Les Rwandais ont plébiscité leur président Paul Kagame, en votant massivement en faveur d'une révision de la Constitution qui doit lui permettre de se présenter pour un nouveau mandat en 2017 et de potentiellement diriger le pays jusqu'en 2034.
Le "oui" en faveur de la réforme constitutionnelle obtient 98,4% des voix, contre 1,6% au "non", selon des résultats portant sur les 30 districts que compte le pays et comprenant aussi les votes de la diaspora, communiqués samedi soir par la commission électorale, qui continue cependant à les qualifier de provisoires. Seules 100.863 personnes ont voté non.
Elu en 2003 et réélu en 2010, avec plus de 90% des voix à chaque fois, M. Kagame, 58 ans, n'a pas encore dit s'il se représenterait en 2017, date limite de son dernier mandat selon la Constitution non révisée.
Il avait indiqué que sa décision dépendrait des résultats du référendum. L'ampleur du vote en faveur du "oui" devrait l'inciter à se présenter à nouveau.
"Nous avons vu la volonté du peuple. Il est clair que ce que le peuple veut, il peut l'obtenir", a déclaré Kalisa Mbanda, le chef de la Commission électorale nationale après avoir annoncé ces résultats préliminaires.
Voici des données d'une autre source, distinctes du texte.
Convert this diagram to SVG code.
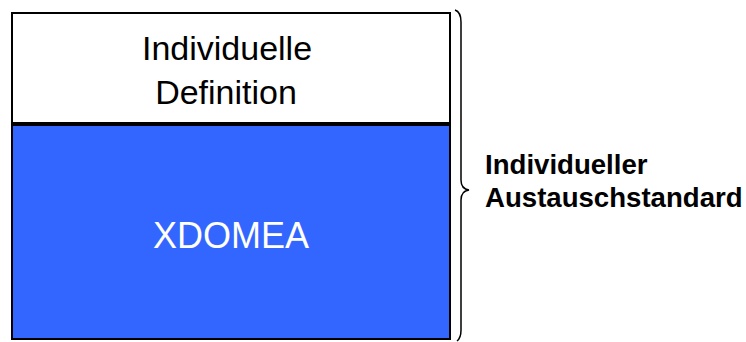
<svg xmlns="http://www.w3.org/2000/svg" width="746" height="342" viewBox="0 0 746 342">
  <style>
    .box { stroke: #000; stroke-width: 2; }
    .title { font-family: "Liberation Sans", Arial, sans-serif; font-size: 34px; text-anchor: middle; }
    .label { font-family: "Liberation Sans", Arial, sans-serif; font-size: 27.6px; font-weight: bold; fill: #000; }
  </style>
  <rect width="746" height="342" fill="#fff"/>
  <g id="definition">
    <rect class="box" x="12" y="13" width="438" height="110" fill="#fff"/>
    <text class="title" x="227" y="60" fill="#000">Individuelle</text>
    <text class="title" x="226" y="104" fill="#000">Definition</text>
  </g>
  <g id="xdomea">
    <rect class="box" x="12" y="125" width="438" height="214" fill="#3366ff"/>
    <text class="title" x="231" y="248" fill="#fff" style="font-size:36px">XDOMEA</text>
  </g>
  <g id="connectors">
    <path d="M455,10 Q461,12 461,22 L461,180 Q461,189 469,190 Q461,191 461,200 L461,330 Q461,338 457,341" fill="none" stroke="#000" stroke-width="1.5"/>
  </g>
  <g id="standard">
    <text class="label" x="485" y="174">Individueller</text>
    <text class="label" x="485" y="207">Austauschstandard</text>
  </g>
</svg>
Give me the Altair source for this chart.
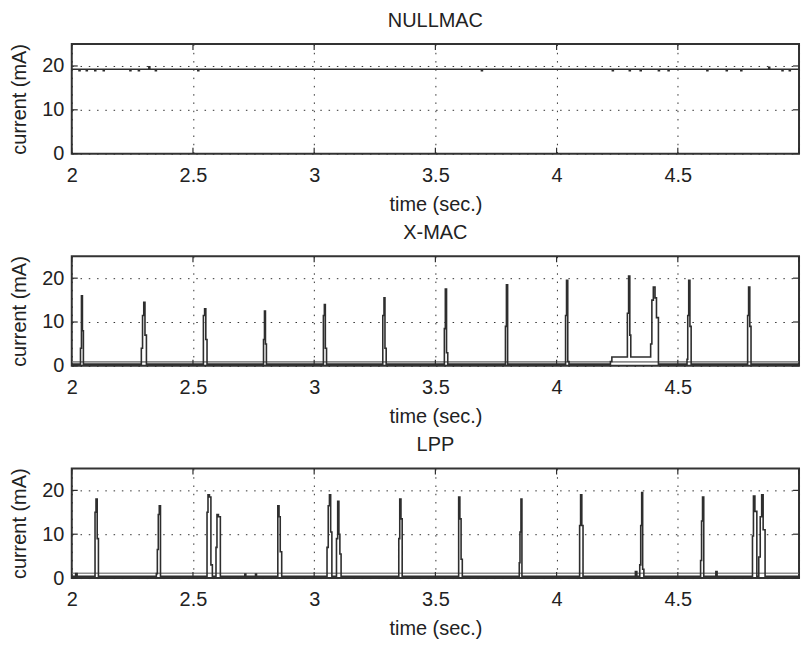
import altair as alt
import pandas as pd

# ---------------- data ----------------
XTICKS = [2, 2.5, 3, 3.5, 4, 4.5, 5]
YTICKS = [0, 10, 20]
TITLES = ["NULLMAC", "X-MAC", "LPP"]

NULL_T = [2.0, 2.030, 2.034, 2.060, 2.064, 2.095, 2.099, 2.130, 2.134, 2.240, 2.244,
          2.275, 2.279, 2.318, 2.322, 2.345, 2.349, 2.520, 2.524, 3.690, 3.694,
          4.230, 4.234, 4.300, 4.304, 4.345, 4.349, 4.420, 4.424, 4.460, 4.464,
          4.620, 4.624, 4.700, 4.704, 4.760, 4.764, 4.875, 4.879, 4.930, 4.934,
          4.960, 4.964, 5.0]
NULL_I = [19.25, 18.9, 19.25, 18.9, 19.25, 18.9, 19.25, 18.9, 19.25, 18.9, 19.25,
          18.9, 19.25, 19.8, 19.25, 18.9, 19.25, 18.9, 19.25, 18.9, 19.25,
          18.9, 19.25, 18.9, 19.25, 18.9, 19.25, 18.9, 19.25, 18.9, 19.25,
          18.9, 19.25, 18.9, 19.25, 18.9, 19.25, 19.7, 19.25, 18.9, 19.25,
          18.9, 19.25, 19.25]

XMAC_T = [2.0,
          2.036, 2.040, 2.044, 2.048,
          2.287, 2.292, 2.297, 2.302, 2.308,
          2.543, 2.548, 2.553, 2.558,
          2.791, 2.795, 2.799, 2.803,
          3.038, 3.042, 3.046, 3.051,
          3.283, 3.288, 3.292, 3.297,
          3.537, 3.541, 3.546, 3.551,
          3.789, 3.793, 3.798,
          4.037, 4.041, 4.046, 4.051,
          4.222, 4.228, 4.292, 4.297, 4.302, 4.306,
          4.388, 4.393, 4.399, 4.406, 4.412, 4.420,
          4.538, 4.541, 4.545, 4.550, 4.555,
          4.788, 4.792, 4.797, 4.802,
          5.0]
XMAC_I = [0.4,
          4, 16, 8, 0.4,
          4, 11.5, 14.5, 7, 0.4,
          11.5, 13, 6, 0.4,
          6, 12.5, 5, 0.4,
          11.5, 14, 4, 0.4,
          11.5, 15.5, 4, 0.4,
          8.5, 17.5, 3, 0.4,
          9, 18.5, 0.4,
          11.5, 19.5, 1, 0.4,
          1, 2, 12, 20.5, 7, 2,
          5, 15, 18, 15.5, 11, 0.4,
          1.5, 11.5, 19.5, 9, 0.4,
          11.5, 18, 9, 0.4,
          0.4]

LPP_T = [2.0, 2.016, 2.022,
         2.096, 2.100, 2.105, 2.110,
         2.349, 2.353, 2.357, 2.361, 2.366,
         2.558, 2.562, 2.568, 2.574, 2.580,
         2.595, 2.599, 2.605, 2.613,
         2.714, 2.718, 2.758, 2.762,
         2.850, 2.855, 2.860, 2.866,
         3.053, 3.058, 3.063, 3.068, 3.073,
         3.092, 3.097, 3.102, 3.106, 3.111,
         3.349, 3.353, 3.358, 3.363,
         3.596, 3.601, 3.606, 3.611,
         3.846, 3.849, 3.853, 3.857,
         4.095, 4.099, 4.104, 4.109,
         4.325, 4.331, 4.343, 4.347, 4.351, 4.355, 4.360,
         4.594, 4.598, 4.602, 4.607,
         4.657, 4.662,
         4.808, 4.812, 4.818, 4.826,
         4.834, 4.840, 4.846, 4.852, 4.860,
         5.0]
LPP_I = [0.4, 1.0, 0.4,
         15, 18, 9, 0.4,
         1, 6.5, 14.5, 16.5, 0.4,
         15, 19, 18.5, 3, 0.4,
         7, 14.5, 14, 0.4,
         0.9, 0.4, 0.9, 0.4,
         16.5, 14, 6, 0.4,
         7, 16.5, 19, 10.5, 0.4,
         9, 17.5, 10, 5.5, 0.4,
         9, 18, 13.5, 0.4,
         18.5, 13.5, 4.3, 0.4,
         3.5, 10.5, 18, 0.4,
         12, 19, 12, 0.4,
         1.5, 0.4, 3, 12, 19.5, 2, 0.4,
         4, 13, 18.5, 0.4,
         1.5, 0.4,
         9.6, 18.7, 15.2, 0.4,
         4.8, 14, 19, 11, 0.4,
         0.4]

# second (light) trace sitting just above the baseline
REF_T = [2.0, 5.0]
REF_I_XMAC = [0.9, 0.9]
REF_I_LPP = [1.1, 1.1]

FONT = "Liberation Sans"
W, H = 730, 110
TICK = 6
DARK = "#2e2e2e"

# the last x label ("5") is cut off by the figure edge in the original
x_enc = alt.X("t:Q", scale=alt.Scale(domain=[2, 5], nice=False, zero=False),
              axis=alt.Axis(values=XTICKS, format=".1~f", title="time (sec.)",
                            labelFlush=False,
                            labelExpr="datum.value >= 5 ? '' : datum.label",
                            labelPadding=12, titlePadding=9))
y_enc = alt.Y("i:Q", scale=alt.Scale(domain=[0, 25], nice=False),
              axis=alt.Axis(values=YTICKS, format="d", title="current (mA)",
                            labelFlush=False, labelPadding=8, titlePadding=12))


def panel(title, t, i, ref=None):
    layers = []
    if ref is not None:
        layers.append(
            alt.Chart(pd.DataFrame({"t": REF_T, "i": ref}))
            .mark_line(color="#8f8f8f", strokeWidth=1.6)
            .encode(x=x_enc, y=y_enc)
        )
    layers.append(
        alt.Chart(pd.DataFrame({"t": t, "i": i}))
        .mark_line(color=DARK, strokeWidth=1.6, interpolate="step-after", clip=True)
        .encode(x=x_enc, y=y_enc)
    )
    xt = pd.DataFrame({"t": XTICKS})
    yt = pd.DataFrame({"i": YTICKS})
    layers += [
        alt.Chart(xt).mark_rule(color=DARK, strokeWidth=1.2)
        .encode(x=x_enc, y=alt.value(0), y2=alt.value(TICK)),
        alt.Chart(xt).mark_rule(color=DARK, strokeWidth=1.2)
        .encode(x=x_enc, y=alt.value(H), y2=alt.value(H - TICK)),
        alt.Chart(yt).mark_rule(color=DARK, strokeWidth=1.2)
        .encode(y=y_enc, x=alt.value(0), x2=alt.value(TICK)),
        alt.Chart(yt).mark_rule(color=DARK, strokeWidth=1.2)
        .encode(y=y_enc, x=alt.value(W), x2=alt.value(W - TICK)),
    ]
    return alt.layer(*layers).properties(
        width=W, height=H,
        title=alt.TitleParams(title, font=FONT, fontSize=20, fontWeight="normal",
                              color="#222", anchor="middle", offset=13),
    )


chart = alt.vconcat(
    panel(TITLES[0], NULL_T, NULL_I),
    panel(TITLES[1], XMAC_T, XMAC_I, REF_I_XMAC),
    panel(TITLES[2], LPP_T, LPP_I, REF_I_LPP),
    spacing=6,
).properties(
    padding={"left": 0, "top": 0, "right": 0, "bottom": 0}
).configure_view(
    stroke="#333", strokeWidth=2
).configure_axis(
    labelFont=FONT, titleFont=FONT, labelFontSize=20, titleFontSize=20,
    titleFontWeight="normal", labelColor="#222", titleColor="#222",
    ticks=False, tickSize=0, domain=False,
    grid=True, gridColor="#333", gridDash=[1.5, 6.8], gridWidth=1, gridOpacity=1,
)

chart.save("out.html", embed_options={"renderer": "svg", "actions": False})
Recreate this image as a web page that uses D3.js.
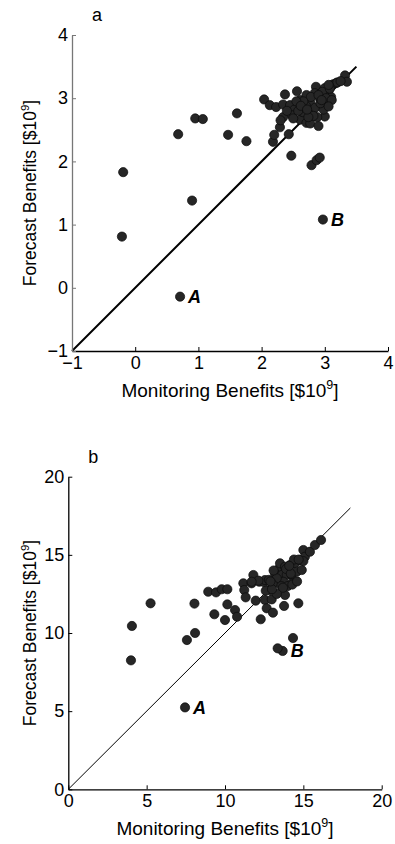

"Ils avaient demandé le changement de Constitution et ils l'ont obtenu", a-t-il ajouté, cité par le quotidien pro-gouvernemental New Times.
Il faisait peu de doutes que le "oui" l'emporterait largement. La révision avait été présentée comme une initiative populaire par les autorités, 3,7 millions de Rwandais ayant demandé par pétition un maintien au pouvoir de M. Kagame après 2017.
Quelque 6,4 millions de Rwandais avaient été conviés à répondre par oui ou non à la question: "Êtes-vous d'accord avec la Constitution de la République du Rwanda telle que révisée pendant l'année 2015?".
Divers articles ont été modifiés en novembre par le Parlement. Mais les deux changements cruciaux concernent les articles 101 et 172 qui autorisent M. Kagame à potentiellement se maintenir au pouvoir pendant 17 années supplémentaires.
Le nouvel article 101 continue de limiter à deux le nombre de mandats présidentiels, tout en abaissant sa durée de sept à cinq ans. Parallèlement, un nouvel article 172 stipule que la réforme n'entrera en vigueur qu'après un nouveau septennat transitoire, entre 2017 et 2024. Le président sortant y sera donc éligible, de même qu'aux deux quinquennats suivants.
Critiques internationales
M. Kagame est l'homme fort du pays depuis juillet 1994: à l'époque, sa rébellion du Front patriotique rwandais (FPR) avait chassé de Kigali les extrémistes hutu et mis fin au génocide qu'ils avaient déclenché trois mois auparavant (800.000 morts, essentiellement membres de la minorité tutsi).
La révision constitutionnelle a été sévèrement critiquée par les partenaires internationaux du Rwanda, Etats-Unis en tête, qui ont appelé M. Kagame à quitter le pouvoir en 2017.
Washington avait estimé que "personne n'est indispensable" et l'Union européenne (UE) que cette réforme menée dans l'intérêt d'un "individu seulement" perdait en "crédibilité".
La délégation de l'UE à Kigali a également critiqué vendredi le "manque de temps et d'espace accordés pour le débat", en notant que le texte de la Constitution révisée n'avait été publié que "moins d'un jour avant le vote".
Le Parti démocratique vert, unique formation parmi les partis homologués à refuser cette révision, a encore dénoncé samedi le délai trop court - dix jours - entre l'annonce et la tenue du référendum, qui l'a empêché de faire campagne pour le "non".
"Après des années d'intimidations de la part du gouvernement (...) les manifestations publiques de désaccord sont rare", a observé Carina Tertsakian de l'ONG Human Rights Watch, considérant que le résultat du référendum n'était pas une surprise.
"Comme un homme nous l'a dit: il serait stupide de voter +non+, parce que ça ne changera rien", a-t-elle ajouté.
Les observateurs doutent de la spontanéité de l'engouement populaire pour cette révision, dans un pays souvent pointé du doigt pour son manque d'ouverture politique et ses entraves à la liberté d'expression.
Ils accusent le FPR, le parti présidentiel présent à tous les échelons de la société, de manoeuvrer pour permettre à M. Kagame de rester au pouvoir. Ce dernier a balayé ces critiques et dénoncé l'immixtion de la communauté internationale dans les affaires rwandaises.
"Les Rwandais ont parlé haut et fort. Ils ont pris leur destinée et celle de leur pays en main", s'est réjoui le New Times.